"I daresay you haven't had much practice," said the Queen. "When I was your age, I always did it for half-an-hour a day. Why, sometimes I've believed as many as six impossible things before breakfast. There goes the shawl again!"
Knowledgeable administrators can perform tasks much faster using command-line tools than with graphical tools, such as the DNS console. Fortunately for us, Microsoft has steadily improved in this area, and the DNS command-line tools available with Windows Server 2003 are just as rich in features as the DNS console. In fact, many query and configuration tasks can be done only with a command-line tool.

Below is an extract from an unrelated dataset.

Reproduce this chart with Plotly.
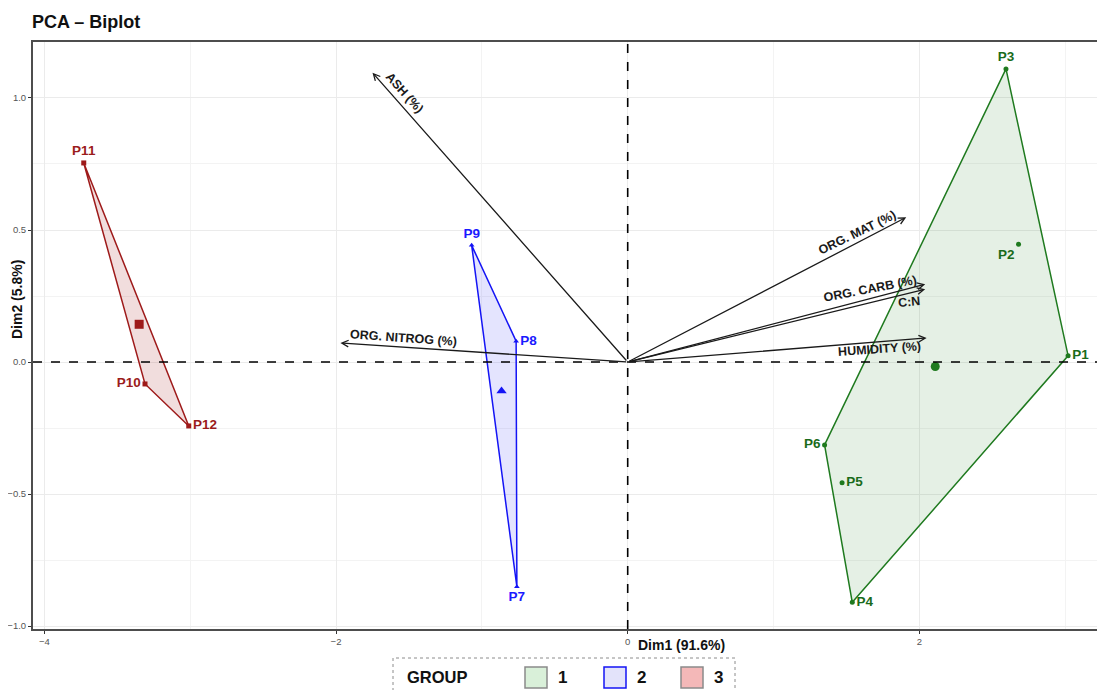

Another benefit of understanding how to use command-line tools is that you can create batch scripts that automate repetitive processes. In this chapter, we will show you how easy it is to create a simple batch script that installs the Microsoft DNS Server, configures some name server settings, adds a zone, creates a resource record, and toasts some bread. All right, maybe it can't toast bread, but you get the idea. And don't worry if scripting isn't your cup of tea; Windows batch scripts, in their most basic form, contain nothing more than a list of commands to execute. Our script is a little more complicated than that, but not much.
Throughout this book we've shown you how to configure a Microsoft DNS Server using the DNS console. The command-line counterpart to the DNS console is dnscmd, which is available in the Windows Support Tools on the Windows Server 2003 CD. dnscmd includes the proverbial kitchen sink of options for managing a Microsoft DNS Server. We spend most of our time in this chapter reviewing dnscmd. We also cover other useful utilities such as sysocmgr, for installing the DNS server; and sc, which can be used to query, start, and stop the DNS server. At the end of the chapter, we provide a list of other DNS-related command-line tools that are useful for querying and troubleshooting DNS.